• _Problem description_:
From the first line of the data through the line containing "const yTicks = [0, 10, 20, 30, 40, 50];", return each line exactly.

• _Recorded information_:
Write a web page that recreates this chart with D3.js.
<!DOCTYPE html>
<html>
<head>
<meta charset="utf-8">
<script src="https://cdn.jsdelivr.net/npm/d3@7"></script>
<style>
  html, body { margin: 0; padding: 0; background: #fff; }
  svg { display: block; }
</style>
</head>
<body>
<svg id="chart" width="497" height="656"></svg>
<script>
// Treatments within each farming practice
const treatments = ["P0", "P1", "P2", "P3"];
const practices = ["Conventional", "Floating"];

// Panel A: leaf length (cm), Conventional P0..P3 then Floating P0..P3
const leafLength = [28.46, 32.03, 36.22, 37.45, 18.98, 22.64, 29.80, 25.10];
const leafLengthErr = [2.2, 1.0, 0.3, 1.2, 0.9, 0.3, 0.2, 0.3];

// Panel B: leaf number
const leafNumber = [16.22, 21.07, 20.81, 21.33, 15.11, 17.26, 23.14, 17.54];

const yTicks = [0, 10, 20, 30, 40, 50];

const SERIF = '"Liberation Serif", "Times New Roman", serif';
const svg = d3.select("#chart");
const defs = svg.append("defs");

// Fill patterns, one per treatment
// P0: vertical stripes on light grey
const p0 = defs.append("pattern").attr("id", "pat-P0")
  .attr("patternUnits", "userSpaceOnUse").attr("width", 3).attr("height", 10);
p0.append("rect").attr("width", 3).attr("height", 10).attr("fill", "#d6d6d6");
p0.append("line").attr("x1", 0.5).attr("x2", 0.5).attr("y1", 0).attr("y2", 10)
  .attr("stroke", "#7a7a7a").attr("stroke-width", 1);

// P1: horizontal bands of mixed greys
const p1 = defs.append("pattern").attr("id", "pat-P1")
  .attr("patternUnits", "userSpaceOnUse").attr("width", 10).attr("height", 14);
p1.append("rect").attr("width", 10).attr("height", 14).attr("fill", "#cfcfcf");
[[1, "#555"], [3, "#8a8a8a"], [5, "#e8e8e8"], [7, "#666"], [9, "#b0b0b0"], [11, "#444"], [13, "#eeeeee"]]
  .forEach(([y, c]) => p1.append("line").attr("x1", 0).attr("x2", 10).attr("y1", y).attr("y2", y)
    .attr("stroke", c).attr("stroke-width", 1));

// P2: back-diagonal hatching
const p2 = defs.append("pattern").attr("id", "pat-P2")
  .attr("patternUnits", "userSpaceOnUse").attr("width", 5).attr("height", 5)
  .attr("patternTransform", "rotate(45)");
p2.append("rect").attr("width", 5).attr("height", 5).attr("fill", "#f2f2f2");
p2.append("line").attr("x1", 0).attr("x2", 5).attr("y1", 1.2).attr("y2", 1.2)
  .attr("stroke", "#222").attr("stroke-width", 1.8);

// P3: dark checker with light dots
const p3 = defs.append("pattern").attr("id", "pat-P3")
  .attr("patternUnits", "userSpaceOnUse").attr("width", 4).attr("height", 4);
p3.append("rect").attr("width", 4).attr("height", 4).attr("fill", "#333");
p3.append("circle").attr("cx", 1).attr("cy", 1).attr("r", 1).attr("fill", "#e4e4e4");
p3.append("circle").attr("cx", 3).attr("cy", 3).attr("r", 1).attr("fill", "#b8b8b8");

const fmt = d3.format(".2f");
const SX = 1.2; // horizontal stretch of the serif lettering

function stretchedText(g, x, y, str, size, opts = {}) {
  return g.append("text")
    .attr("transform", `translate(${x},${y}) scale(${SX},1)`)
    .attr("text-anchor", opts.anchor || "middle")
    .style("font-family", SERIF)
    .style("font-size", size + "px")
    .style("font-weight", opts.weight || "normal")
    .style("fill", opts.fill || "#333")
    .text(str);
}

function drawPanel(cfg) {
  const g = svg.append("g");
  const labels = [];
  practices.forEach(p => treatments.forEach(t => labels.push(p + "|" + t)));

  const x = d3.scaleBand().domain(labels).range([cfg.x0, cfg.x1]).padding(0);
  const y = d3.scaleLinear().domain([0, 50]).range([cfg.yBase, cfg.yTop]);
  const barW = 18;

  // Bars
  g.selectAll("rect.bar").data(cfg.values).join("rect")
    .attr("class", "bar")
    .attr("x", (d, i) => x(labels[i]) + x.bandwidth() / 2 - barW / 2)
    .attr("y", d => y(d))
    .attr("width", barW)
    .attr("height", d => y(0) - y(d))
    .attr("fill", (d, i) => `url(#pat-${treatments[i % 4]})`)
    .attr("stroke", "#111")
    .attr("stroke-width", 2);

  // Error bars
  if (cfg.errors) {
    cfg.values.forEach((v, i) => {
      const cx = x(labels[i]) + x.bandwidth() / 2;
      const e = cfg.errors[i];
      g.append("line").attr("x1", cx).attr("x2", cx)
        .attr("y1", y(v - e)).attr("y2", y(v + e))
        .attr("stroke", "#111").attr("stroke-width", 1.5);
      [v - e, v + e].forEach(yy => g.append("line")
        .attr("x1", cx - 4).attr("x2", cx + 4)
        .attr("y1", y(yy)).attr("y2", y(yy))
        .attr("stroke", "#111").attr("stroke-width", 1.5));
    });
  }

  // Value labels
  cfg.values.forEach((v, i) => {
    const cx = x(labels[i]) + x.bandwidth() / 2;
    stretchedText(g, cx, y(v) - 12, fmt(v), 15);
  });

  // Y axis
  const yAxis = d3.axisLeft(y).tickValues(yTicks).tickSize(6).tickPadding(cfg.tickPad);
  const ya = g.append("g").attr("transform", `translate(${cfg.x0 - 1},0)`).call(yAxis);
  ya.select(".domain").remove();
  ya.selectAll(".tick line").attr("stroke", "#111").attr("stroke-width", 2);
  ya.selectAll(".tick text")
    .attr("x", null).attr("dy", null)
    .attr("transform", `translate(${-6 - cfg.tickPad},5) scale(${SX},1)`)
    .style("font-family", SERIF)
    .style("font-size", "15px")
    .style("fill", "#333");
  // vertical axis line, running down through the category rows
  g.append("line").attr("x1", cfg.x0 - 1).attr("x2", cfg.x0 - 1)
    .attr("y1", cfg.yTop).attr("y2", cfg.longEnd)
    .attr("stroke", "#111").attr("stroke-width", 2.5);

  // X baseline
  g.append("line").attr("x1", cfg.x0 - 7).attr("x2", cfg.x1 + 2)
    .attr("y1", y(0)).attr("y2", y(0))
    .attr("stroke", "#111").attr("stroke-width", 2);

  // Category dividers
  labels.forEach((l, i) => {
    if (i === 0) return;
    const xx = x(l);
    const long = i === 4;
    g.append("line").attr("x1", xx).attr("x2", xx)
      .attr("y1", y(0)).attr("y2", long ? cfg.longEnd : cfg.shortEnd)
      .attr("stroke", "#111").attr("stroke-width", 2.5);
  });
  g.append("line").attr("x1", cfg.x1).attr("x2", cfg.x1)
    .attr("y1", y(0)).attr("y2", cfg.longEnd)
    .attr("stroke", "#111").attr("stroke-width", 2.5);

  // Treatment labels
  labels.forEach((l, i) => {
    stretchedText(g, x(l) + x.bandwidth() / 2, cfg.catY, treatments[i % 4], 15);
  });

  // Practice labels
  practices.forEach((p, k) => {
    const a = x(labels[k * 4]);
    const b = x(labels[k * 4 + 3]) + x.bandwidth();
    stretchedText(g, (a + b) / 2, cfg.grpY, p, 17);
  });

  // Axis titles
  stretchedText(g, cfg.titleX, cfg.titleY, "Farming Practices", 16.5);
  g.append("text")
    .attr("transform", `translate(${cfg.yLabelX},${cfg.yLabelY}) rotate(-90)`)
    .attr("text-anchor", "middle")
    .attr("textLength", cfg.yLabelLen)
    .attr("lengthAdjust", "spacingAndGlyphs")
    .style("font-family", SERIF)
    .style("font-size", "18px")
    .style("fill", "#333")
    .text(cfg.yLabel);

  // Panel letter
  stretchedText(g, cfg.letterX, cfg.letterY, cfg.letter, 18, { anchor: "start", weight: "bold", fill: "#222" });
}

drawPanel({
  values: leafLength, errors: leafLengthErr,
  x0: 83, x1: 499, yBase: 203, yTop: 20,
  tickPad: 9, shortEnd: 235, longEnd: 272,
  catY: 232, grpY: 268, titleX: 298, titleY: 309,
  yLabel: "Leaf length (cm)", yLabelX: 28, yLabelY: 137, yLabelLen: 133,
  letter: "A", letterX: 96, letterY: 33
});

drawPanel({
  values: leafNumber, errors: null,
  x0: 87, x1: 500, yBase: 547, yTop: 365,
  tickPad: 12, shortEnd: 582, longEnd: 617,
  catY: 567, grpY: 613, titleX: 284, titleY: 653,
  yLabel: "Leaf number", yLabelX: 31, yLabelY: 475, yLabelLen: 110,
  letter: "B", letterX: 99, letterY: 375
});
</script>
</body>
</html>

• _Result below_:
Write a web page that recreates this chart with D3.js.
<!DOCTYPE html>
<html>
<head>
<meta charset="utf-8">
<script src="https://cdn.jsdelivr.net/npm/d3@7"></script>
<style>
  html, body { margin: 0; padding: 0; background: #fff; }
  svg { display: block; }
</style>
</head>
<body>
<svg id="chart" width="497" height="656"></svg>
<script>
// Treatments within each farming practice
const treatments = ["P0", "P1", "P2", "P3"];
const practices = ["Conventional", "Floating"];

// Panel A: leaf length (cm), Conventional P0..P3 then Floating P0..P3
const leafLength = [28.46, 32.03, 36.22, 37.45, 18.98, 22.64, 29.80, 25.10];
const leafLengthErr = [2.2, 1.0, 0.3, 1.2, 0.9, 0.3, 0.2, 0.3];

// Panel B: leaf number
const leafNumber = [16.22, 21.07, 20.81, 21.33, 15.11, 17.26, 23.14, 17.54];

const yTicks = [0, 10, 20, 30, 40, 50];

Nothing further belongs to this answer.